A group of international lawyers are currently drafting legislation that would make ecological destruction a crime under the International Criminal Court.

The court that prosecutes humanity’s worst offences, such as crimes against humanity, war crimes, and genocide, may soon have the power to prosecute crimes against the natural world.

This week, a group of international lawyers are drafting a procedure for the International Criminal Court (ICC) to punitively address what had become known in legalese as ‘ecocide.’ This bill would make the knowing destruction of the world’s ecosystems by corporations, governments, or private groups, illegal in states that acknowledge the ICC.

The panel is co-chaired by Philippe Sands QC, a UK barrister, and Florence Mumba, a former ICC judge and a former supreme court judge in Zambia. Both are experts in human atrocity, with Sands being the Baillie Gifford Prize winning author of East West Street: On the Origins of Genocide and Crimes Against Humanity, and Mumba having been a key prosecutor for alleged war crimes during the Cambodian genocide.

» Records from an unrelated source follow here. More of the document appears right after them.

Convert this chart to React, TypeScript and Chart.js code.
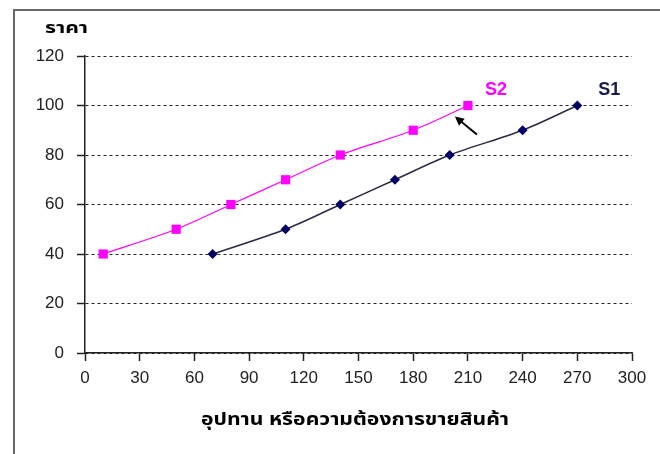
import React, { useEffect, useRef } from "react";
import { Chart, registerables } from "chart.js";

Chart.register(...registerables);

const s2X = [10, 50, 80, 110, 140, 180, 210];
const s2Y = [40, 50, 60, 70, 80, 90, 100];
const s1X = [70, 110, 140, 170, 200, 240, 270];
const s1Y = [40, 50, 60, 70, 80, 90, 100];
const seriesNames = ["S2", "S1"];
const yTitle = "ราคา";
const xTitle = "อุปทาน หรือความต้องการขายสินค้า";

const THAI = "Tahoma, 'Noto Sans Thai', 'Noto Sans Thai UI', Loma, Garuda, 'DejaVu Sans', sans-serif";
const NUM = "'Liberation Sans', Arial, sans-serif";

function stretchedText(ctx: any, text: string, left: number, y: number, width: number) {
  const w = ctx.measureText(text).width;
  const sx = width / w;
  ctx.save();
  ctx.translate(left, y);
  ctx.scale(sx, 1);
  ctx.textAlign = "left";
  ctx.fillText(text, 0, 0);
  ctx.restore();
}

const framePlugin = {
  id: "frame",
  beforeDraw(chart: any) {
    const ctx = chart.ctx;
    ctx.save();
    ctx.fillStyle = "#ffffff";
    ctx.fillRect(0, 0, chart.width, chart.height);
    ctx.strokeStyle = "#6a6a6a";
    ctx.lineWidth = 2;
    ctx.strokeRect(14, 10, chart.width + 20, chart.height + 20);
    ctx.restore();
  },
  afterDraw(chart: any) {
    const ctx = chart.ctx;
    const xs = chart.scales.x;
    const ys = chart.scales.y;
    ctx.save();
    ctx.fillStyle = "#000000";
    ctx.textBaseline = "middle";
    ctx.font = "bold 15px " + THAI;
    stretchedText(ctx, yTitle, 45, 30, 43);
    ctx.font = "bold 17px " + THAI;
    stretchedText(ctx, xTitle, 201, 422, 308);

    const p2x = xs.getPixelForValue(s2X[s2X.length - 1]);
    const p2y = ys.getPixelForValue(s2Y[s2Y.length - 1]);
    const p1x = xs.getPixelForValue(s1X[s1X.length - 1]);
    const p1y = ys.getPixelForValue(s1Y[s1Y.length - 1]);
    ctx.textAlign = "center";
    ctx.font = "bold 18px " + NUM;
    ctx.fillStyle = "#ff00ff";
    ctx.fillText(seriesNames[0], p2x + 28, p2y - 15);
    ctx.fillStyle = "#1a1a4a";
    ctx.fillText(seriesNames[1], p1x + 32, p1y - 15);

    // arrow
    const hx = p2x - 13, hy = p2y + 11;
    const tx = p2x + 9, ty = p2y + 29;
    ctx.strokeStyle = "#000";
    ctx.fillStyle = "#000";
    ctx.lineWidth = 2;
    ctx.beginPath();
    ctx.moveTo(tx, ty);
    ctx.lineTo(hx + 4, hy + 3.3);
    ctx.stroke();
    const ang = Math.atan2(hy - ty, hx - tx);
    const L = 9, W = 4.5;
    ctx.beginPath();
    ctx.moveTo(hx, hy);
    ctx.lineTo(hx - L * Math.cos(ang) + W * Math.sin(ang), hy - L * Math.sin(ang) - W * Math.cos(ang));
    ctx.lineTo(hx - L * Math.cos(ang) - W * Math.sin(ang), hy - L * Math.sin(ang) + W * Math.cos(ang));
    ctx.closePath();
    ctx.fill();
    ctx.restore();
  },
};

export default function App() {
  const ref = useRef<HTMLCanvasElement | null>(null);
  useEffect(() => {
    if (!ref.current) return;
    const chart = new Chart(ref.current, {
      type: "line",
      data: {
        datasets: [
          {
            label: seriesNames[0],
            data: s2X.map((x, i) => ({ x, y: s2Y[i] })),
            borderColor: "#ff00ff",
            backgroundColor: "#ff00ff",
            borderWidth: 1.2,
            pointStyle: "rect",
            pointRadius: 6.5,
            pointBorderWidth: 0,
            tension: 0.3,
          },
          {
            label: seriesNames[1],
            data: s1X.map((x, i) => ({ x, y: s1Y[i] })),
            borderColor: "#2a2a40",
            backgroundColor: "#000066",
            borderWidth: 1.5,
            pointStyle: "rectRot",
            pointRadius: 5,
            pointBorderWidth: 0,
            tension: 0.3,
          },
        ],
      },
      options: {
        animation: false,
        responsive: false,
        layout: { padding: { left: 0, top: 56, right: 28, bottom: 0 } },
        plugins: { legend: { display: false }, tooltip: { enabled: false } },
        scales: {
          x: {
            type: "linear",
            min: 0,
            max: 300,
            ticks: { stepSize: 30, color: "#222", font: { family: NUM, size: 17 }, padding: 7, maxRotation: 0 },
            grid: { drawOnChartArea: false, drawTicks: true, tickLength: 8, tickColor: "#222", tickWidth: 1.5 },
            border: { color: "#222", width: 1.5 },
            afterFit: (s: any) => { s.height = 101; },
          },
          y: {
            type: "linear",
            min: 0,
            max: 120,
            ticks: { stepSize: 20, color: "#222", font: { family: NUM, size: 17 }, padding: 13 },
            grid: { color: "#222", lineWidth: 1, tickLength: 8, tickColor: "#222", tickWidth: 1.5, tickBorderDash: [] },
            border: { color: "#222", width: 1.5, dash: [3, 3] },
            afterFit: (s: any) => { s.width = 85; },
          },
        },
      },
      plugins: [framePlugin],
    });
    return () => chart.destroy();
  }, []);
  return (
    <div style={{ position: "fixed", left: 0, top: 0, width: 660, height: 454, background: "#fff" }}>
      <canvas ref={ref} width={660} height={454} style={{ width: 660, height: 454, display: "block" }} />
    </div>
  );
}
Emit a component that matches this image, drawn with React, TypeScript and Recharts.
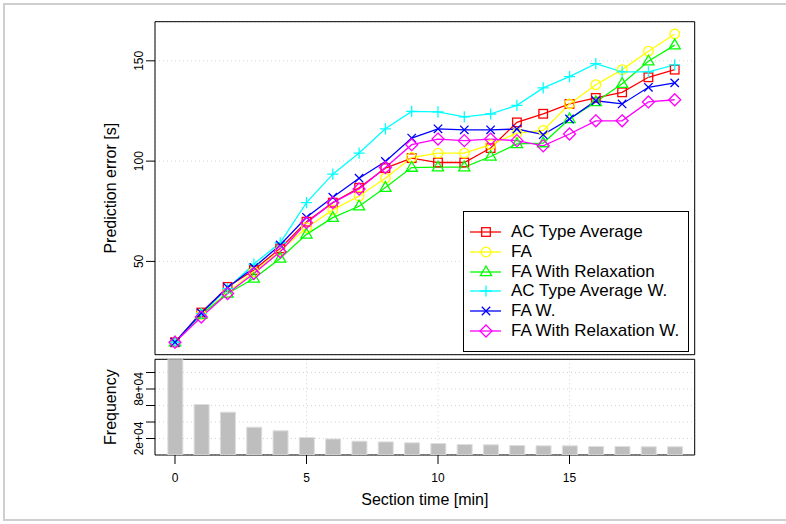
import React from "react";
import {
  LineChart,
  Line,
  XAxis,
  YAxis,
  CartesianGrid,
  ReferenceArea,
  ComposedChart,
  Bar,
} from "recharts";

// section time in minutes (x for both panels)
const sectionTime = [0, 1, 2, 3, 4, 5, 6, 7, 8, 9, 10, 11, 12, 13, 14, 15, 16, 17, 18, 19];

// prediction error [s]
const acTypeAverage = [9.7, 24.5, 37.3, 45.7, 56.5, 69.8, 79.3, 86.7, 96.5, 101.5, 99.3, 99.3, 106.5, 119.3, 123.6, 128.5, 131.5, 134.3, 141.8, 145.6];
const fa = [9.7, 23.5, 34.5, 44.8, 55.3, 66.8, 75.7, 82.6, 91.5, 101.8, 104, 104, 108.2, 114, 115.3, 128.5, 138.1, 145.6, 154.8, 163.4];
const faRelax = [9.7, 23.5, 34, 41.5, 51.5, 63.5, 71.8, 77.5, 86.8, 96.8, 97, 97, 102.3, 108.6, 109, 121, 129.5, 138.6, 149.8, 157.8];
const acTypeAverageW = [9.7, 24, 36.5, 48.7, 59.3, 79.3, 93.5, 104, 116.1, 124.8, 124.5, 122.1, 123.5, 127.8, 136.5, 142.1, 148.6, 144.5, 144.5, 148];
const faW = [9.7, 24.3, 37, 47, 58.2, 72, 82, 91.5, 99.8, 111.5, 116.1, 115.6, 115.6, 116, 113.2, 121, 130.1, 128.5, 136.8, 139];
const faRelaxW = [9.7, 22.3, 34, 44, 54.8, 69.3, 79.3, 86.1, 96.8, 108.2, 111, 110.2, 111, 110.2, 107.6, 113.5, 120.1, 120.1, 129.5, 130.6];

// number of sections per minute bin
const frequency = [140000, 61200, 51900, 33700, 29300, 21200, 19500, 16700, 15900, 14700, 13900, 12700, 12300, 11500, 11100, 11100, 10300, 10300, 10000, 10000];

const xTicks = [0, 5, 10, 15];
const errTicks = [50, 100, 150];
const freqTicks = [20000, 40000, 60000, 80000, 100000];
const freqLabels: Record<number, string> = { 20000: "2e+04", 80000: "8e+04" };

const FONT = "'Liberation Sans', Arial, Helvetica, sans-serif";
const X_DOMAIN: [number, number] = [-0.76, 19.76];
const ERR_DOMAIN: [number, number] = [3.5, 169.5];
const FREQ_DOMAIN: [number, number] = [0, 116000];
const GRID = "#d3d3d3";

type Shape = "square" | "circle" | "triangle" | "plus" | "cross" | "diamond";

const series: { key: string; name: string; color: string; shape: Shape; values: number[] }[] = [
  { key: "ac", name: "AC Type Average", color: "#ff0000", shape: "square", values: acTypeAverage },
  { key: "fa", name: "FA", color: "#ffff00", shape: "circle", values: fa },
  { key: "far", name: "FA With Relaxation", color: "#00ff00", shape: "triangle", values: faRelax },
  { key: "acw", name: "AC Type Average W.", color: "#00ffff", shape: "plus", values: acTypeAverageW },
  { key: "faw", name: "FA W.", color: "#0000ff", shape: "cross", values: faW },
  { key: "farw", name: "FA With Relaxation W.", color: "#ff00ff", shape: "diamond", values: faRelaxW },
];

const errRows = sectionTime.map((t, i) => {
  const row: Record<string, number> = { t };
  series.forEach((s) => (row[s.key] = s.values[i]));
  return row;
});

const freqRows = sectionTime.map((t, i) => ({ t, n: frequency[i] }));

function Marker({ cx, cy, shape, color }: { cx: number; cy: number; shape: Shape; color: string }) {
  const p = { fill: "none", stroke: color, strokeWidth: 1.3 };
  switch (shape) {
    case "square":
      return <rect x={cx - 4.3} y={cy - 4.3} width={8.6} height={8.6} {...p} />;
    case "circle":
      return <circle cx={cx} cy={cy} r={4.8} {...p} />;
    case "triangle":
      return <polygon points={`${cx},${cy - 6} ${cx + 5.6},${cy + 3.7} ${cx - 5.6},${cy + 3.7}`} {...p} />;
    case "plus":
      return <path d={`M${cx - 5.6},${cy}H${cx + 5.6}M${cx},${cy - 5.6}V${cy + 5.6}`} {...p} />;
    case "cross":
      return <path d={`M${cx - 4.2},${cy - 4.2}L${cx + 4.2},${cy + 4.2}M${cx - 4.2},${cy + 4.2}L${cx + 4.2},${cy - 4.2}`} {...p} />;
    default:
      return <polygon points={`${cx},${cy - 6} ${cx + 6},${cy} ${cx},${cy + 6} ${cx - 6},${cy}`} {...p} />;
  }
}

function makeDot(shape: Shape, color: string) {
  return (props: any) => {
    const { cx, cy, index } = props;
    if (cx == null || cy == null) return <g key={`d${index}`} />;
    return (
      <g key={`d${index}`}>
        <Marker cx={cx} cy={cy} shape={shape} color={color} />
      </g>
    );
  };
}

function RotatedTick(props: any) {
  const { x, y, payload, labels } = props;
  const text = labels ? labels[payload.value] ?? "" : String(payload.value);
  if (!text) return <g />;
  return (
    <text x={x} y={y} transform={`rotate(-90 ${x} ${y})`} textAnchor="middle" fontSize={12} fontFamily={FONT} fill="#000">
      {text}
    </text>
  );
}

function sideLabel(value: string) {
  return {
    content: (props: any) => {
      const vb = props.viewBox;
      const x = vb.x + 16;
      const y = vb.y + vb.height / 2;
      return (
        <text x={x} y={y} transform={`rotate(-90 ${x} ${y})`} textAnchor="middle" dominantBaseline="central" fontSize={16} fontFamily={FONT} fill="#000">
          {value}
        </text>
      );
    },
  };
}

// legend drawn as an overlay box inside the upper panel
function LegendBox() {
  return (
    <div
      style={{
        position: "absolute",
        left: 463,
        top: 211,
        width: 226,
        height: 141,
        border: "1px solid #000",
        boxSizing: "border-box",
        background: "#fff",
        fontFamily: FONT,
        fontSize: 17,
        paddingTop: 10,
        color: "#000",
      }}
    >
      {series.map((s) => (
        <div key={s.key} style={{ display: "flex", alignItems: "center", height: 19.8 }}>
          <svg width={47} height={20} style={{ flex: "none" }}>
            <line x1={6} x2={37} y1={10} y2={10} stroke={s.color} strokeWidth={1.3} />
            <Marker cx={22} cy={10} shape={s.shape} color={s.color} />
          </svg>
          <span style={{ whiteSpace: "nowrap" }}>{s.name}</span>
        </div>
      ))}
    </div>
  );
}

export default function App() {
  return (
    <div style={{ position: "absolute", left: 0, top: 0, width: 786, height: 524, overflow: "hidden", background: "#fff" }}>
      <div
        style={{
          position: "absolute",
          left: 3,
          top: 3,
          width: 820,
          height: 518,
          border: "2px solid #cfcfcf",
          boxSizing: "border-box",
        }}
      />

      {/* upper panel: prediction error per section time */}
      <div style={{ position: "absolute", left: 0, top: 0 }}>
        <LineChart width={786} height={370} data={errRows} margin={{ top: 21.7, right: 91.3, left: 95, bottom: 15.3 }}>
          <CartesianGrid stroke={GRID} strokeDasharray="1 3" />
          <XAxis dataKey="t" type="number" domain={X_DOMAIN} ticks={xTicks} interval={0} height={0} tick={false} tickLine={false} axisLine={false} />
          <YAxis
            type="number"
            domain={ERR_DOMAIN}
            ticks={errTicks}
            interval={0}
            allowDataOverflow
            width={60}
            axisLine={false}
            tickSize={9}
            tickMargin={3}
            tickLine={{ stroke: "#000" }}
            tick={<RotatedTick />}
            label={sideLabel("Prediction error [s]")}
          />
          {series.map((s) => (
            <Line
              key={s.key}
              dataKey={s.key}
              name={s.name}
              stroke={s.color}
              strokeWidth={1.3}
              dot={makeDot(s.shape, s.color)}
              activeDot={false}
              isAnimationActive={false}
            />
          ))}
          <ReferenceArea x1={X_DOMAIN[0]} x2={X_DOMAIN[1]} y1={ERR_DOMAIN[0]} y2={ERR_DOMAIN[1]} fill="none" fillOpacity={0} stroke="#000" strokeWidth={1} />
        </LineChart>
      </div>
      <LegendBox />

      {/* lower panel: frequency of section times */}
      <div style={{ position: "absolute", left: 0, top: 340 }}>
        <ComposedChart width={786} height={184} data={freqRows} margin={{ top: 19.3, right: 91.3, left: 95, bottom: 39 }}>
          <CartesianGrid stroke={GRID} strokeDasharray="1 3" />
          <XAxis
            dataKey="t"
            type="number"
            domain={X_DOMAIN}
            ticks={xTicks}
            interval={0}
            height={30}
            axisLine={false}
            tickSize={9}
            tickMargin={9.5}
            tickLine={{ stroke: "#000" }}
            tick={{ fontSize: 12, fontFamily: FONT, fill: "#000" }}
            label={{
              content: (props: any) => {
                const vb = props.viewBox;
                return (
                  <text x={vb.x + vb.width / 2} y={vb.y + vb.height + 14} textAnchor="middle" dominantBaseline="central" fontSize={16} fontFamily={FONT} fill="#000">
                    Section time [min]
                  </text>
                );
              },
            }}
          />
          <YAxis
            type="number"
            domain={FREQ_DOMAIN}
            ticks={freqTicks}
            interval={0}
            allowDataOverflow
            width={60}
            axisLine={false}
            tickSize={9}
            tickMargin={3}
            tickLine={{ stroke: "#000" }}
            tick={<RotatedTick labels={freqLabels} />}
            label={sideLabel("Frequency")}
          />
          <Bar dataKey="n" fill="#bebebe" stroke="#dedede" strokeWidth={1} barSize={15} isAnimationActive={false} />
          <ReferenceArea x1={X_DOMAIN[0]} x2={X_DOMAIN[1]} y1={FREQ_DOMAIN[0]} y2={FREQ_DOMAIN[1]} fill="none" fillOpacity={0} stroke="#000" strokeWidth={1} />
        </ComposedChart>
      </div>
    </div>
  );
}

The project, convened by the Stop Ecocide Foundation at the request of Swedish parliament, is already attracting support from several European nations. Moreover, it’s backed by several small island nations, including Vanuatu and nations in the Maldives and Pacific Islands, who stand to lose most in the short term by the constant threat of rising sea levels.

The 13-strong panel of experts, which includes lawyers and judges from each corner of the world, are convening this week during the anniversary of the Nuremberg trials: modern history’s most famous example of punitive justice on a global scale, where Nazi’s were sentenced for the atrocities of WWII. They hope to send legislature to the ICC, which is based in The Hague, by early next year.

Sands told the media, ‘The time is right to harness the power of international criminal law to protect our global environment … My hope is that this group will be able to … forge a definition [of ecocide] that is practical, effective and sustainable, and that might attract support to allow an amendment to the ICC statute to be made.’

This is an unprecedented and important move towards addressing climate change as a serious threat. An ICC policy paper published in 2016 said that the court was not formally extending its jurisdiction to climate injustice but would assess existing offences, such as crimes against humanity, in a broader context. This seeming reversal of that decision shows the long awaited but now ever-actualising realisation that ecocide is a crime against people as well as against their habitat.

Criminalising something at the ICC means that nations who have ratified the court – 118 states in total – will have to incorporate this into their own national legislation.

Importantly, signatories include Brazil, where some of the world’s most egregious environmental crimes are currently taking place, and representatives of the powerful, rich, and western, such as the UK and Australia. Notably, however, the list excludes China and the USA.

The announcement is being celebrated by many online, with UK ecologist and journalist George Monbiot acknowledging the conference as ‘an important step’, and degrowth economist Jason Hickel labelling it ‘good news.’